» **STATED GOAL**
Reproduce all the material exactly, minus any pictures it holds.

start GIVEN MATERIAL

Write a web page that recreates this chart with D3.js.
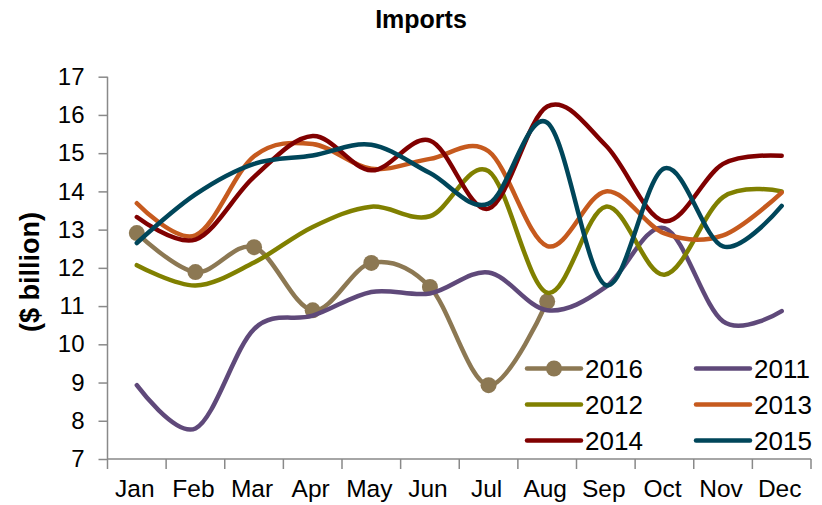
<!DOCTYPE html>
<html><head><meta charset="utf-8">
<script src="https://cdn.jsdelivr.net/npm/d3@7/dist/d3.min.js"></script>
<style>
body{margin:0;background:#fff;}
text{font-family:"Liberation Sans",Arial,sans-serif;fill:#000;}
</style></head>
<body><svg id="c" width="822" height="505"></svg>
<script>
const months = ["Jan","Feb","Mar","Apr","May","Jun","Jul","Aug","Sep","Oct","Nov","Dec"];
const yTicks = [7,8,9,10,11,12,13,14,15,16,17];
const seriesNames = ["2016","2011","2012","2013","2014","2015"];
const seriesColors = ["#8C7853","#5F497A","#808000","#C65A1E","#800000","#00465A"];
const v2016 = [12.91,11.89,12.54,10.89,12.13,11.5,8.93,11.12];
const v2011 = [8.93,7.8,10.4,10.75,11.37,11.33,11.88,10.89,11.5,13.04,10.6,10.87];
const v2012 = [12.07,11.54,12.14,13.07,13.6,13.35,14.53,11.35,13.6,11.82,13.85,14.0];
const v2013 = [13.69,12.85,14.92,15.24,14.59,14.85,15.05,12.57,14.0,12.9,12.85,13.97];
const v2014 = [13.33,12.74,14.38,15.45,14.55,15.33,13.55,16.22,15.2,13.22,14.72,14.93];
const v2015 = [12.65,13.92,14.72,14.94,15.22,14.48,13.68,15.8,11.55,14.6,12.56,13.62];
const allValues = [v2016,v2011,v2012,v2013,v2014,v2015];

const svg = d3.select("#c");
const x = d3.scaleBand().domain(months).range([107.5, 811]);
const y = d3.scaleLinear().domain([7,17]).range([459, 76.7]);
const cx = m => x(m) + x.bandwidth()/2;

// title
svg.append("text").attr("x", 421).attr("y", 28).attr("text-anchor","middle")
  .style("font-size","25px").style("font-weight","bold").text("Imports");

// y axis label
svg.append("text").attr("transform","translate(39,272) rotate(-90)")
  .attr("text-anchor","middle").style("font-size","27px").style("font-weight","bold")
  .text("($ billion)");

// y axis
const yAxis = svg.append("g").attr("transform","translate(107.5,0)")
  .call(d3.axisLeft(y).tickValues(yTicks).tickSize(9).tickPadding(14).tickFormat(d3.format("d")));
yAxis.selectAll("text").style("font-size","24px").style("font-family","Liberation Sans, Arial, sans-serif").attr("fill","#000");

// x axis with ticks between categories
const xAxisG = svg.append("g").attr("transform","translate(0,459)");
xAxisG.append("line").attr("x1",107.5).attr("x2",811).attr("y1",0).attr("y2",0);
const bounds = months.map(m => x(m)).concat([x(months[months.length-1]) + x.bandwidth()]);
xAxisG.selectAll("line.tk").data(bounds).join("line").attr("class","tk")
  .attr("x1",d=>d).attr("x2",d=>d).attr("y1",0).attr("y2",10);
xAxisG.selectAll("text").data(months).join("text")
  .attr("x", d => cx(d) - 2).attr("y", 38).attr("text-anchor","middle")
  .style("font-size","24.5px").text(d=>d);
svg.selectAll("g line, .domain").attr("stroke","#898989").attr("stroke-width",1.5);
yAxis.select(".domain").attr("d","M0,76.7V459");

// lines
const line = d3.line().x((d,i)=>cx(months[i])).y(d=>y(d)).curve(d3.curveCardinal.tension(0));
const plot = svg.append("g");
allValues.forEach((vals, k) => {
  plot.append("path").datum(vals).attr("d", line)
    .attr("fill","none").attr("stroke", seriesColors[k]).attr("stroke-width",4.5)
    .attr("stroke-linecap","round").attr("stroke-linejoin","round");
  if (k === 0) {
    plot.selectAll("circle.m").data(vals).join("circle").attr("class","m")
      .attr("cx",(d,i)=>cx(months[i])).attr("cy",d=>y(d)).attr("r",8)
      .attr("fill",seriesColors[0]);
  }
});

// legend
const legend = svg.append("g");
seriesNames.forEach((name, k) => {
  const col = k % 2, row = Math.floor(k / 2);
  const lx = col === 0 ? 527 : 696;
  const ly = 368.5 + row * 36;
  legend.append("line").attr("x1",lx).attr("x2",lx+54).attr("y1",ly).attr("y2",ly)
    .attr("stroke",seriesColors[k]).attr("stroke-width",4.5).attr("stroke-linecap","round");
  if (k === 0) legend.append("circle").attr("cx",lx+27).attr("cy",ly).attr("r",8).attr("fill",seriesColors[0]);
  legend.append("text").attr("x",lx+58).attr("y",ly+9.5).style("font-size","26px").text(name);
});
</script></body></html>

end GIVEN MATERIAL

» **EXERCISE SOLUTION**
Write a web page that recreates this chart with D3.js.
<!DOCTYPE html>
<html><head><meta charset="utf-8">
<script src="https://cdn.jsdelivr.net/npm/d3@7/dist/d3.min.js"></script>
<style>
body{margin:0;background:#fff;}
text{font-family:"Liberation Sans",Arial,sans-serif;fill:#000;}
</style></head>
<body><svg id="c" width="822" height="505"></svg>
<script>
const months = ["Jan","Feb","Mar","Apr","May","Jun","Jul","Aug","Sep","Oct","Nov","Dec"];
const yTicks = [7,8,9,10,11,12,13,14,15,16,17];
const seriesNames = ["2016","2011","2012","2013","2014","2015"];
const seriesColors = ["#8C7853","#5F497A","#808000","#C65A1E","#800000","#00465A"];
const v2016 = [12.91,11.89,12.54,10.89,12.13,11.5,8.93,11.12];
const v2011 = [8.93,7.8,10.4,10.75,11.37,11.33,11.88,10.89,11.5,13.04,10.6,10.87];
const v2012 = [12.07,11.54,12.14,13.07,13.6,13.35,14.53,11.35,13.6,11.82,13.85,14.0];
const v2013 = [13.69,12.85,14.92,15.24,14.59,14.85,15.05,12.57,14.0,12.9,12.85,13.97];
const v2014 = [13.33,12.74,14.38,15.45,14.55,15.33,13.55,16.22,15.2,13.22,14.72,14.93];
const v2015 = [12.65,13.92,14.72,14.94,15.22,14.48,13.68,15.8,11.55,14.6,12.56,13.62];
const allValues = [v2016,v2011,v2012,v2013,v2014,v2015];

const svg = d3.select("#c");
const x = d3.scaleBand().domain(months).range([107.5, 811]);
const y = d3.scaleLinear().domain([7,17]).range([459, 76.7]);
const cx = m => x(m) + x.bandwidth()/2;

// title
svg.append("text").attr("x", 421).attr("y", 28).attr("text-anchor","middle")
  .style("font-size","25px").style("font-weight","bold").text("Imports");

// y axis label
svg.append("text").attr("transform","translate(39,272) rotate(-90)")
  .attr("text-anchor","middle").style("font-size","27px").style("font-weight","bold")
  .text("($ billion)");

// y axis
const yAxis = svg.append("g").attr("transform","translate(107.5,0)")
  .call(d3.axisLeft(y).tickValues(yTicks).tickSize(9).tickPadding(14).tickFormat(d3.format("d")));
yAxis.selectAll("text").style("font-size","24px").style("font-family","Liberation Sans, Arial, sans-serif").attr("fill","#000");

// x axis with ticks between categories
const xAxisG = svg.append("g").attr("transform","translate(0,459)");
xAxisG.append("line").attr("x1",107.5).attr("x2",811).attr("y1",0).attr("y2",0);
const bounds = months.map(m => x(m)).concat([x(months[months.length-1]) + x.bandwidth()]);
xAxisG.selectAll("line.tk").data(bounds).join("line").attr("class","tk")
  .attr("x1",d=>d).attr("x2",d=>d).attr("y1",0).attr("y2",10);
xAxisG.selectAll("text").data(months).join("text")
  .attr("x", d => cx(d) - 2).attr("y", 38).attr("text-anchor","middle")
  .style("font-size","24.5px").text(d=>d);
svg.selectAll("g line, .domain").attr("stroke","#898989").attr("stroke-width",1.5);
yAxis.select(".domain").attr("d","M0,76.7V459");

// lines
const line = d3.line().x((d,i)=>cx(months[i])).y(d=>y(d)).curve(d3.curveCardinal.tension(0));
const plot = svg.append("g");
allValues.forEach((vals, k) => {
  plot.append("path").datum(vals).attr("d", line)
    .attr("fill","none").attr("stroke", seriesColors[k]).attr("stroke-width",4.5)
    .attr("stroke-linecap","round").attr("stroke-linejoin","round");
  if (k === 0) {
    plot.selectAll("circle.m").data(vals).join("circle").attr("class","m")
      .attr("cx",(d,i)=>cx(months[i])).attr("cy",d=>y(d)).attr("r",8)
      .attr("fill",seriesColors[0]);
  }
});

// legend
const legend = svg.append("g");
seriesNames.forEach((name, k) => {
  const col = k % 2, row = Math.floor(k / 2);
  const lx = col === 0 ? 527 : 696;
  const ly = 368.5 + row * 36;
  legend.append("line").attr("x1",lx).attr("x2",lx+54).attr("y1",ly).attr("y2",ly)
    .attr("stroke",seriesColors[k]).attr("stroke-width",4.5).attr("stroke-linecap","round");
  if (k === 0) legend.append("circle").attr("cx",lx+27).attr("cy",ly).attr("r",8).attr("fill",seriesColors[0]);
  legend.append("text").attr("x",lx+58).attr("y",ly+9.5).style("font-size","26px").text(name);
});
</script></body></html>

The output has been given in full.